Nella fase successiva tutto il fondo del mare, già ampiamente riempito dalle barriere coralline cassiane, fu quasi colmato dal detrito derivante dal Pangea. Questi strati, spesso di colore rossastro, fanno parte della Formazione di Raibl con il classico fossile guida: Myophoria kefersteini. Nel Norico, circa 220 milioni di anni fa, la nostra zona era una specie di enorme spiaggia coperta dal mare durante l’alta marea e asciutta durante la bassa marea, con un ciclo che si ripeteva due volte al giorno. In queste condizioni si sono formati giganteschi tappeti algali, costituiti prevalentemente da alghe azzurre unicellulari (cianobatteri) la cui superficie mucillaginosa riesce a catturare il fango calcareo trasportato nella piana durante l’alta marea. Questi depositi compongono ora le stromatoliti, rocce a struttura lamellare che assomigliano a pile di fogli accatastati. Questi cicli di marea si ripeterono per circa 10 milioni di anni, costruendo la roccia che oggi chiamiamo Dolomia Principale, e che costituisce la parte alta del Puez, dello Stevia e del Sella. In queste rocce abbondano dei grandi molluschi dalla particolare forma “cornuta”, chiamati comunemente Megalodonti che si trovano frequentemente sull’altipiano del Puez e del Sella. Le rocce più giovani del Comune di Selva si trovano al Puez e al Piz Boè sono le Marne del Puez che si sono formate nel periodo Cretaceo, circa 140 milioni di anni fa.
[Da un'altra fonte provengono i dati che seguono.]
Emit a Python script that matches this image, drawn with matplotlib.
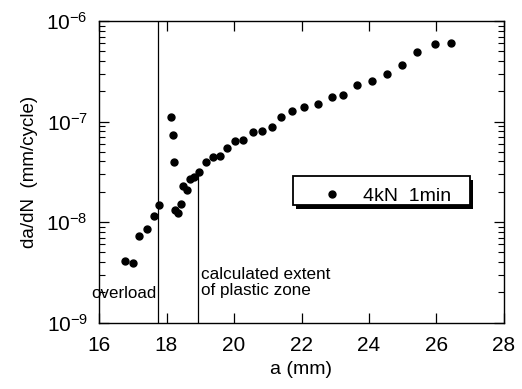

La formazione delle Dolomiti
Dopo la deposizione delle rocce dentro il mare vi fu una fase di sollevamento. L’Africa si spostava lentamente verso nord ed entrò in collisione con l’Europa. Le rocce del fondo del mare che si trovavano fra i due continenti furono lentamente spinte fuori dall’acqua, e in milioni di anni sono state sollevate fino alle quote attuali. Questo processo si chiama orogenesi: si sono così formate le Alpi e insieme ad esse anche le Dolomiti.